Love love love the sound of these cookies and the story that goes with your post! Also, dried apricot compote with wine sounds awesome – there was a quick jam recipe in Bon Appetit a while back using dried apricots, sake and miso that was based on the same idea and which was terrific. I can only imagine it works equally well using wine and honey. Also, sumac on cookies? I feel sumac is such an underused ingredient for cookies and desserts (albeit admittedly a tricky one to incorporate).
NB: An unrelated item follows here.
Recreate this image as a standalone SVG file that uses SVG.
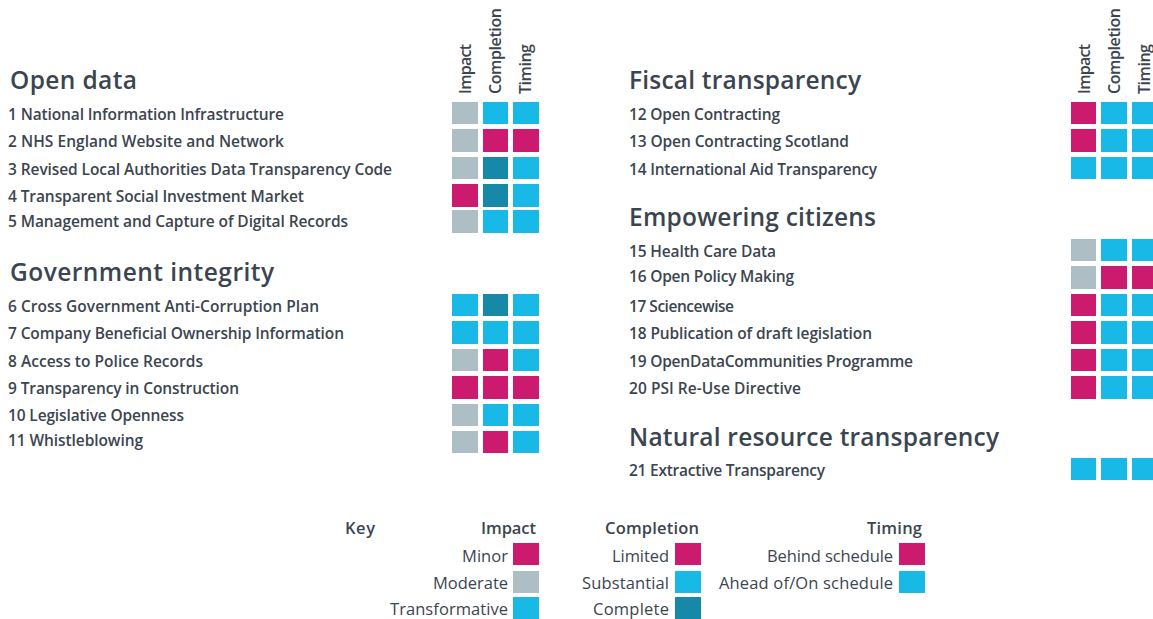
<svg xmlns="http://www.w3.org/2000/svg" width="1153" height="619" viewBox="0 0 1153 619">
<style>
text{font-family:"Open Sans","Liberation Sans",sans-serif;fill:#3b4550}
.h{font-size:24.5px;font-weight:600}
.i{font-size:15.5px;font-weight:600}
.c{font-size:16px;font-weight:600}
.l{font-size:16.5px;font-weight:400;text-anchor:end}
.lh{font-size:16.5px;font-weight:600}
.e{text-anchor:end}
.p{fill:#cc1a6f}
.g{fill:#adbec4}
.b{fill:#18b9e6}
.t{fill:#1689a9}
</style>
<rect width="1153" height="619" fill="#ffffff"/>
<g id="headers">
<text class="c" transform="translate(471,94) rotate(-90)" textLength="50">Impact</text>
<text class="c" transform="translate(501,94) rotate(-90)" textLength="86">Completion</text>
<text class="c" transform="translate(531,94) rotate(-90)" textLength="50">Timing</text>
<text class="c" transform="translate(1090,94) rotate(-90)" textLength="50">Impact</text>
<text class="c" transform="translate(1120,94) rotate(-90)" textLength="86">Completion</text>
<text class="c" transform="translate(1150,94) rotate(-90)" textLength="50">Timing</text>
</g>
<g id="section-open-data">
<text class="h" x="10" y="89" textLength="127">Open data</text>
<g id="item1"><text class="i" x="8" y="120" textLength="276">1 National Information Infrastructure</text><rect class="g" x="452" y="102" width="26" height="22"/><rect class="b" x="483" y="102" width="25" height="22"/><rect class="b" x="513" y="102" width="26" height="22"/></g>
<g id="item2"><text class="i" x="8" y="147" textLength="276">2 NHS England Website and Network</text><rect class="g" x="452" y="129" width="26" height="23"/><rect class="p" x="483" y="129" width="25" height="23"/><rect class="p" x="513" y="129" width="26" height="23"/></g>
<g id="item3"><text class="i" x="8" y="175" textLength="384">3 Revised Local Authorities Data Transparency Code</text><rect class="g" x="452" y="157" width="26" height="22"/><rect class="t" x="483" y="157" width="25" height="22"/><rect class="b" x="513" y="157" width="26" height="22"/></g>
<g id="item4"><text class="i" x="8" y="202" textLength="296">4 Transparent Social Investment Market</text><rect class="p" x="452" y="184" width="26" height="23"/><rect class="t" x="483" y="184" width="25" height="23"/><rect class="b" x="513" y="184" width="26" height="23"/></g>
<g id="item5"><text class="i" x="8" y="227" textLength="340">5 Management and Capture of Digital Records</text><rect class="g" x="452" y="210" width="26" height="23"/><rect class="b" x="483" y="210" width="25" height="23"/><rect class="b" x="513" y="210" width="26" height="23"/></g>
</g>
<g id="section-government-integrity">
<text class="h" x="10" y="281" textLength="264">Government integrity</text>
<g id="item6"><text class="i" x="8" y="312" textLength="311">6 Cross Government Anti-Corruption Plan</text><rect class="b" x="452" y="294" width="26" height="22"/><rect class="t" x="483" y="294" width="25" height="22"/><rect class="b" x="513" y="294" width="26" height="22"/></g>
<g id="item7"><text class="i" x="8" y="339" textLength="336">7 Company Beneficial Ownership Information</text><rect class="b" x="452" y="321" width="26" height="23"/><rect class="b" x="483" y="321" width="25" height="23"/><rect class="b" x="513" y="321" width="26" height="23"/></g>
<g id="item8"><text class="i" x="8" y="367" textLength="195">8 Access to Police Records</text><rect class="g" x="452" y="349" width="26" height="22"/><rect class="p" x="483" y="349" width="25" height="22"/><rect class="b" x="513" y="349" width="26" height="22"/></g>
<g id="item9"><text class="i" x="8" y="394" textLength="231">9 Transparency in Construction</text><rect class="p" x="452" y="376" width="26" height="23"/><rect class="p" x="483" y="376" width="25" height="23"/><rect class="p" x="513" y="376" width="26" height="23"/></g>
<g id="item10"><text class="i" x="8" y="421" textLength="176">10 Legislative Openness</text><rect class="g" x="452" y="404" width="26" height="22"/><rect class="b" x="483" y="404" width="25" height="22"/><rect class="b" x="513" y="404" width="26" height="22"/></g>
<g id="item11"><text class="i" x="8" y="446" textLength="135">11 Whistleblowing</text><rect class="g" x="452" y="431" width="26" height="22"/><rect class="p" x="483" y="431" width="25" height="22"/><rect class="b" x="513" y="431" width="26" height="22"/></g>
</g>
<g id="section-fiscal-transparency">
<text class="h" x="629" y="89" textLength="232">Fiscal transparency</text>
<g id="item12"><text class="i" x="629" y="120" textLength="151">12 Open Contracting</text><rect class="p" x="1071" y="102" width="25" height="22"/><rect class="b" x="1101" y="102" width="26" height="22"/><rect class="b" x="1132" y="102" width="26" height="22"/></g>
<g id="item13"><text class="i" x="629" y="147" textLength="220">13 Open Contracting Scotland</text><rect class="p" x="1071" y="129" width="25" height="23"/><rect class="b" x="1101" y="129" width="26" height="23"/><rect class="b" x="1132" y="129" width="26" height="23"/></g>
<g id="item14"><text class="i" x="629" y="175" textLength="248">14 International Aid Transparency</text><rect class="b" x="1071" y="157" width="25" height="22"/><rect class="b" x="1101" y="157" width="26" height="22"/><rect class="b" x="1132" y="157" width="26" height="22"/></g>
</g>
<g id="section-empowering-citizens">
<text class="h" x="629" y="226" textLength="247">Empowering citizens</text>
<g id="item15"><text class="i" x="629" y="257" textLength="147">15 Health Care Data</text><rect class="g" x="1071" y="239" width="25" height="22"/><rect class="b" x="1101" y="239" width="26" height="22"/><rect class="b" x="1132" y="239" width="26" height="22"/></g>
<g id="item16"><text class="i" x="629" y="282" textLength="165">16 Open Policy Making</text><rect class="g" x="1071" y="266" width="25" height="23"/><rect class="p" x="1101" y="266" width="26" height="23"/><rect class="p" x="1132" y="266" width="26" height="23"/></g>
<g id="item17"><text class="i" x="629" y="312" textLength="105">17 Sciencewise</text><rect class="p" x="1071" y="294" width="25" height="22"/><rect class="b" x="1101" y="294" width="26" height="22"/><rect class="b" x="1132" y="294" width="26" height="22"/></g>
<g id="item18"><text class="i" x="629" y="339" textLength="243">18 Publication of draft legislation</text><rect class="p" x="1071" y="321" width="25" height="23"/><rect class="b" x="1101" y="321" width="26" height="23"/><rect class="b" x="1132" y="321" width="26" height="23"/></g>
<g id="item19"><text class="i" x="629" y="367" textLength="284">19 OpenDataCommunities Programme</text><rect class="p" x="1071" y="349" width="25" height="22"/><rect class="b" x="1101" y="349" width="26" height="22"/><rect class="b" x="1132" y="349" width="26" height="22"/></g>
<g id="item20"><text class="i" x="629" y="394" textLength="172">20 PSI Re-Use Directive</text><rect class="p" x="1071" y="376" width="25" height="23"/><rect class="b" x="1101" y="376" width="26" height="23"/><rect class="b" x="1132" y="376" width="26" height="23"/></g>
</g>
<g id="section-natural-resource-transparency">
<text class="h" x="629" y="446" textLength="370">Natural resource transparency</text>
<g id="item21"><text class="i" x="629" y="476" textLength="196">21 Extractive Transparency</text><rect class="b" x="1071" y="458" width="25" height="22"/><rect class="b" x="1101" y="458" width="26" height="22"/><rect class="b" x="1132" y="458" width="26" height="22"/></g>
</g>
<g id="key">
<text class="lh" x="345" y="534" textLength="30">Key</text>
<text class="lh e" x="536" y="534" textLength="55">Impact</text>
<text class="lh" x="605" y="534" textLength="94">Completion</text>
<text class="lh e" x="922" y="534" textLength="55">Timing</text>
<text class="l" x="508" y="562" textLength="46">Minor</text><rect class="p" x="513" y="543" width="26" height="22"/>
<text class="l" x="508" y="589" textLength="75">Moderate</text><rect class="g" x="513" y="571" width="26" height="22"/>
<text class="l" x="508" y="615" textLength="118">Transformative</text><rect class="b" x="513" y="597" width="26" height="22"/>
<text class="l" x="669" y="562" textLength="57">Limited</text><rect class="p" x="675" y="543" width="26" height="22"/>
<text class="l" x="669" y="589" textLength="87">Substantial</text><rect class="b" x="675" y="571" width="26" height="22"/>
<text class="l" x="669" y="615" textLength="76">Complete</text><rect class="t" x="675" y="597" width="26" height="22"/>
<text class="l" x="893" y="562" textLength="126">Behind schedule</text><rect class="p" x="899" y="543" width="26" height="22"/>
<text class="l" x="893" y="589" textLength="174">Ahead of/On schedule</text><rect class="b" x="899" y="571" width="26" height="22"/>
</g>
</svg>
I am trying to imagine what these cookies would taste like – so intriguing!
Someone I know made a strawberry-sumac sorbet that I didn’t get to sample, but that sounds lovely!
you are a brilliant writer. i feel like i know your dad, and can even picture what he looks like, and him heading out the door in the morning. and the foggy bathroom from the steam of the shower, with his cologne hanging in the air. such wonderful memories you will always have.
as a scandanavian Midwestern gal, tea is not part of my day, but i many times wish it was because it can be so much more ritualistic than coffee. and as you said, it always goes well with cookies, which is never a bad thing.
xo
Amanda
This is coming so so late, but thank you so much for the kind words. I think we all write best about the ones we love. Coffee and cookies are good too :)
What a lovely post. And beautiful cookies!
Thank you!
I finally tried these tonight in my little Parisian kitchen. They’re delicious! I think mine turned out a bit flatter than yours – maybe because I added egg + yolk at the same time, maybe because it’s quite hot here right now, but they’re still beautiful and delicious. I doubled the apricot compote and have lots and lots leftover, if ever you have other ideas besides eating with cheese :)
I’m thrilled that you enjoyed them! I should update the compote headnote because my favorite application so far has been swirling the compote into very thick, whole-milk yogurt.